Han pasado veintitrés años y la situación ha empeorado notablemente. Fue la primera (y única) vez que fui vetado en un acto público. El problema no era yo, sino mi oficio. Mi censor era una autoridad extranjera, ajena al mundo universitario, y lo hacía en mi propia “casa”. Asumí la situación sin protestar ante el Rectorado. No sé si por cobardía o por prudencia. Las actas se publicaron al año siguiente. Otros colegas hablaron de temas apasionantes, pero menos controvertidos que el “conflicto” palestino-israelí: la cultura y la religión judía, Sefarad, la diáspora o las relaciones hispano-israelíes. Recordemos la máxima de que “lo que no se nombra, no existe”.
He vuelto a sentir aquella impotencia recientemente, por otros motivos, naturalmente, tras escuchar al ministro de asuntos exteriores israelí acusar a nuestro presidente de gobierno de alinearse con el terrorismo y denunciar al secretario general de la ONU de poner en peligro la paz mundial. Ambos habían condenado, como procede, los atentados terroristas de Hamás, pero advirtiendo de que no es tolerable la matanza indiscriminada de civiles y que había que parar esa sangría. Nada más y nada menos.

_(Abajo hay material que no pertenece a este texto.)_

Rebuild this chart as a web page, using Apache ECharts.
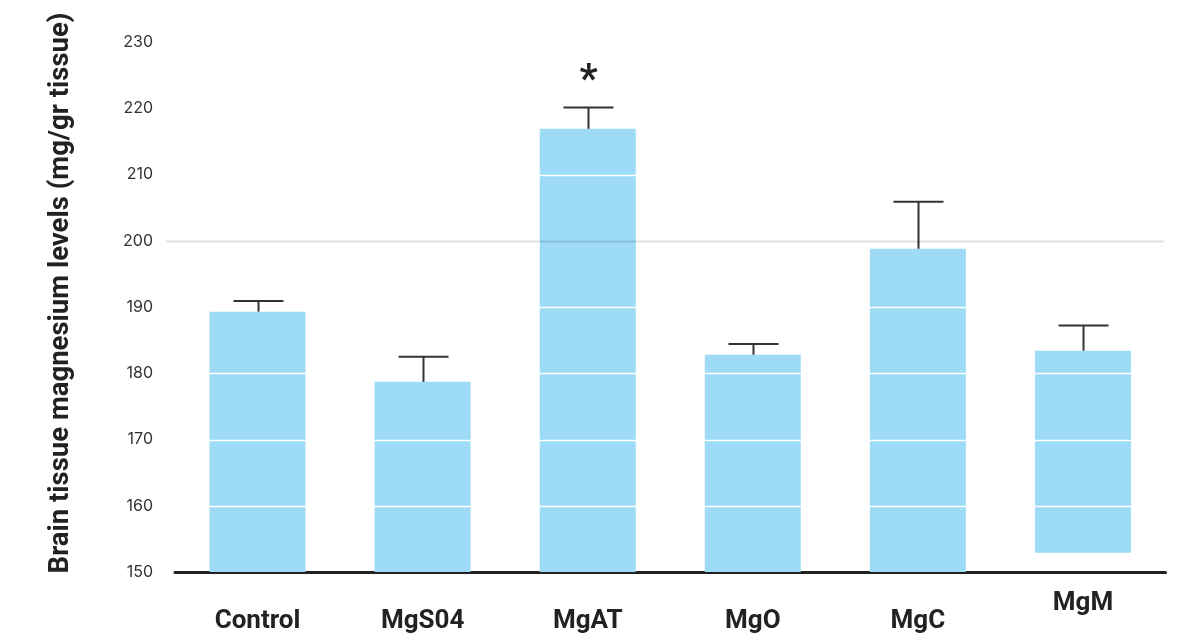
<!DOCTYPE html>
<html>
<head>
<meta charset="utf-8">
<script src="https://cdn.jsdelivr.net/npm/echarts@6/dist/echarts.min.js"></script>
<style>html,body{margin:0;padding:0;background:#fff}#c{width:1183px;height:638px}</style>
</head>
<body>
<div id="c"></div>
<script>
var categories = ['Control', 'MgS04', 'MgAT', 'MgO', 'MgC', 'MgM'];
var barTops = [189.3, 178.7, 216.9, 182.8, 198.8, 183.4];
var barBottoms = [150, 150, 150, 150, 150, 152.9];
var errorTops = [190.9, 182.5, 220.1, 184.4, 205.9, 187.2];
var significance = ['', '', '*', '', '', ''];
var gridValues = [160, 170, 180, 190, 200, 210, 220];
var yTicks = [150, 160, 170, 180, 190, 200, 210, 220, 230];

var chart = echarts.init(document.getElementById('c'));

var barData = categories.map(function (c, i) { return [i, barBottoms[i], barTops[i]]; });
var errData = categories.map(function (c, i) { return [i, barTops[i], errorTops[i], significance[i]]; });

chart.setOption({
  animation: false,
  backgroundColor: '#fff',
  grid: { left: 175, right: 17.5, top: 42, bottom: 66 },
  xAxis: {
    type: 'category',
    data: categories.map(function (c) {
      return c === 'MgM' ? { value: c, textStyle: { padding: [0, 0, 0, 0] } } : c;
    }),
    axisLine: { lineStyle: { color: '#222', width: 3 } },
    axisTick: { show: false },
    axisLabel: {
      margin: 18, padding: [18, 0, 0, 0],
      fontFamily: 'Roboto', fontWeight: 'bold', fontSize: 26, color: '#222'
    }
  },
  yAxis: {
    type: 'value', min: 150, max: 230, interval: 10,
    name: 'Brain tissue magnesium levels (mg/gr tissue)',
    nameLocation: 'middle', nameGap: 100, nameRotate: 90,
    nameTextStyle: { fontFamily: 'Roboto', fontWeight: 'bold', fontSize: 27.5, color: '#222', padding: [0, 0, 0, 28] },
    axisLine: { show: false }, axisTick: { show: false },
    splitLine: { show: false },
    axisLabel: {
      margin: 22, fontFamily: 'Inter', fontSize: 16, color: '#333',
      formatter: function (v) { return yTicks.indexOf(v) >= 0 ? String(v) : ''; }
    }
  },
  series: [
    {
      type: 'custom', name: 'bars', z: 2,
      data: barData,
      encode: { x: 0, y: [1, 2] },
      renderItem: function (params, api) {
        var x = api.value(0);
        var b = api.coord([x, api.value(1)]);
        var t = api.coord([x, api.value(2)]);
        var w = 96;
        return { type: 'rect', shape: { x: b[0] - w / 2, y: t[1], width: w, height: b[1] - t[1] },
          style: { fill: '#9ddbf6' } };
      }
    },
    {
      type: 'custom', name: 'gridlines', z: 3, silent: true,
      data: gridValues.map(function (v) { return [0, v]; }),
      encode: { y: 1 },
      renderItem: function (params, api) {
        var v = api.value(1);
        var y = Math.round(api.coord([0, v])[1]) + 0.5;
        var cs = params.coordSys;
        var gray = v === 200;
        return { type: 'line', shape: { x1: cs.x - 9, y1: y, x2: cs.x + cs.width - 2, y2: y },
          style: { stroke: gray ? 'rgba(0,0,0,0.13)' : '#ffffff', lineWidth: gray ? 2 : 1.5 } };
      }
    },
    {
      type: 'custom', name: 'errors', z: 4,
      data: errData,
      encode: { x: 0, y: [1, 2] },
      renderItem: function (params, api) {
        var x = api.value(0);
        var b = api.coord([x, api.value(1)]);
        var t = api.coord([x, api.value(2)]);
        var cx = Math.round(b[0]) + 0.5;
        var children = [
          { type: 'line', shape: { x1: cx, y1: b[1], x2: cx, y2: t[1] }, style: { stroke: '#333', lineWidth: 2 } },
          { type: 'line', shape: { x1: cx - 25, y1: t[1], x2: cx + 25, y2: t[1] }, style: { stroke: '#333', lineWidth: 2 } }
        ];
        var s = errData[params.dataIndex][3];
        if (s) {
          children.push({ type: 'text', x: cx, y: t[1] - 6,
            style: { text: s, fontFamily: 'Roboto', fontWeight: 'bold', fontSize: 40, fill: '#222',
              align: 'center', verticalAlign: 'bottom' } });
        }
        return { type: 'group', children: children };
      }
    }
  ]
});
</script>
</body>
</html>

También la Comunidad Internacional ha asistido impotente al veto ejercido por los Estados Unidos en el Consejo de Seguridad de la Naciones Unidas, en su afán de evitar que prosperara el artículo 99 de la Carta fundacional, que hubiera forzado un alto el fuego humanitario en la franja de Gaza. Tras la tregua, Israel está intensificando unos ataques contra más de dos millones de potenciales víctimas, que ya no disponen de lugar seguro donde refugiarse. Asistimos a un drama colectivo de enorme calado. Podría aplicarse hoy al ejército israelí la frase atribuida a Miguel de Unamuno en su choque dialéctico con el fundador de la Legión en el paraninfo de la universidad de Salamanca, en octubre de 1936, cuando le recordó que los militares sublevados disponían de la fuerza bruta para imponerse, pero que vencer no significaba convencer. La cuestión es cuánto sufrimiento queda por soportar en la cuna de nuestra civilización, origen de las “religiones del libro” y escenario de una barbarie que parece no tener fin. Quedan pocos motivos para el optimismo, tras tanta sangre derramada y tanto odio acumulado desde 1948. Pero no puede agotarse la esperanza. Ya lo dijo Mahatma Gandhi, otra víctima de la intolerancia y el fanatismo en su India natal: “no hay camino para la paz, la paz es el camino”.